Fits and Starts

I’m about a third of the way through writing a new book, and I’m trying to figure out how to get my protagonists from where they are now to where I need them to be (for the plot to move forward as intended).

My original plans for this transition made more sense in theory than practice, and my last couple attempts to write have been confounded by this hurdle. I’ve come up with several possible solutions, none of which have been quite right.

This isn’t an uncommon problem; I’ve faced variations of the same with my other projects, not just my long-form fiction.

There’s a project I started late last year that didn’t turn out the way I wanted; it filled a gap in my portfolio that wasn’t as large as it seemed to be from the outside.

I have ideas as to how I might move forward, but initial experiments and efforts haven’t panned out. So now I sit and wait, mulling the matter, making only (frustratingly) negligible concrete progress.

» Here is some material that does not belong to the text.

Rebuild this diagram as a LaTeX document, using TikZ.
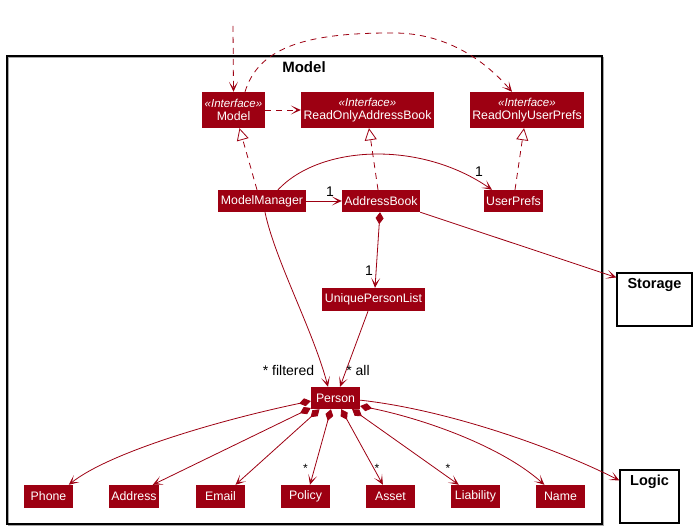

When making things, sometimes the initial jolt of inspiration and the scaffolding you deploy during the planning phase will be enough to carry you from your first step to the finish line. More often, though, there’ll be periods of reflection, confusion, doubt, and reassessment along the way. Lots of un-asked-for opportunity to wonder and worry and question the whole endeavor.

But moving forward in fits and starts is still moving forward, and almost always it’s not the speed at which we move, nor the consistency of that movement that ultimately matters most: it’s our dedication to trying difficult things, and our decision to continue trying even when our initial attempts don’t lead to anything of note. That flavor of fortitude is more closely correlated with positive outcomes than thin-stretch momentum and blind enthusiasm.

I’m about to sit down for another book-writing session. I took a walk through my freezing cold neighborhood to see if that would knock anything lose, and I have a few new ideas I want to try out—to jot down and play around with, to see if they might help me overcome this stumbling block (or provide me with justification for bypassing the block entirely).

We’ll see how it goes.

If nothing else, at the end of this writing session I will have identified several more paths that don’t work, and that knowledge will help me further winnow my way toward one of the many possible proper courses for this book and my ambitions for it.